Suggested wine pairing:
My dudes, it’s
SHAMPOO WEEK
again, and let me tell ya, the lather is as full as a Tokyo phone book. Check back Tuesday, Thursday, and Friday for more comics about a certain viscous fluid everyone owns but no one should drink—and no, I don’t mean napalm.
Great, now I have to re-read every sci-fi short-story collection I have until I find the one about future technicians needing to find a specialist because none know how an ancient worm-gear driven door works.
Is tartar sauce intended for raw beef? Is it good for the scalp?
Oh man, “tartar” didn’t even occur to me. I immediately went to “steak tartare” because I was going by pronunciation rather than spelling.

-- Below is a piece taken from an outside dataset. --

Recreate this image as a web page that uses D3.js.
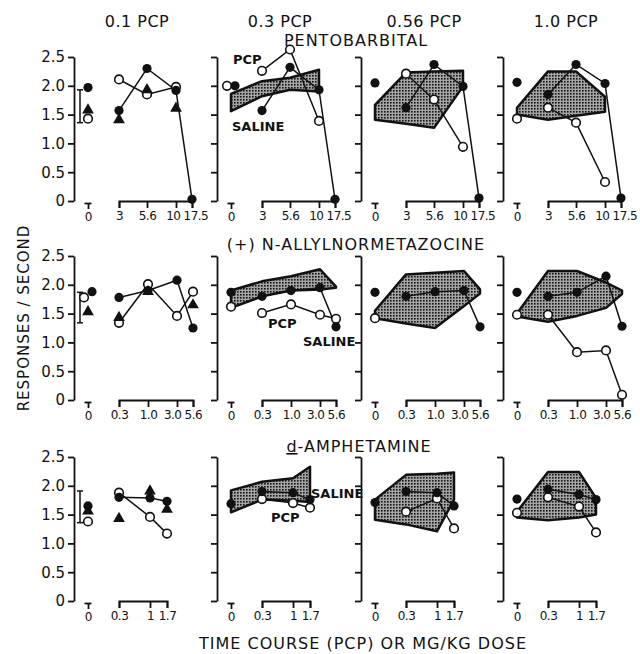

Tartar sauce would probably grease up your scalp to a bad degree, but I bet it would leave your hair silky smooth.
way to turn things around, Anders. they’ll demand you get exorcised, but they might give you a second chance afterwards.
the trick to reciting prime numbers is that you don’t really need to know which numbers are prime, people are only going to know the first few, and are only going to check the last few.
…
2551: the trick to calling out a prime number is to do it while a sphinx is listening. those things are the backbone of modern cryptography for a reason.
It’s that special week that feels so magical, you’d believe shampoo really could cure neurological disorders. I can just see the movie now: Lorenzo’s Oily Scalp.
Bern: You can really just utter any 5 digits, and as long as the last one is 7, everyone will assume it’s prime.
Cold: A little trepanation will really improve the effectiveness.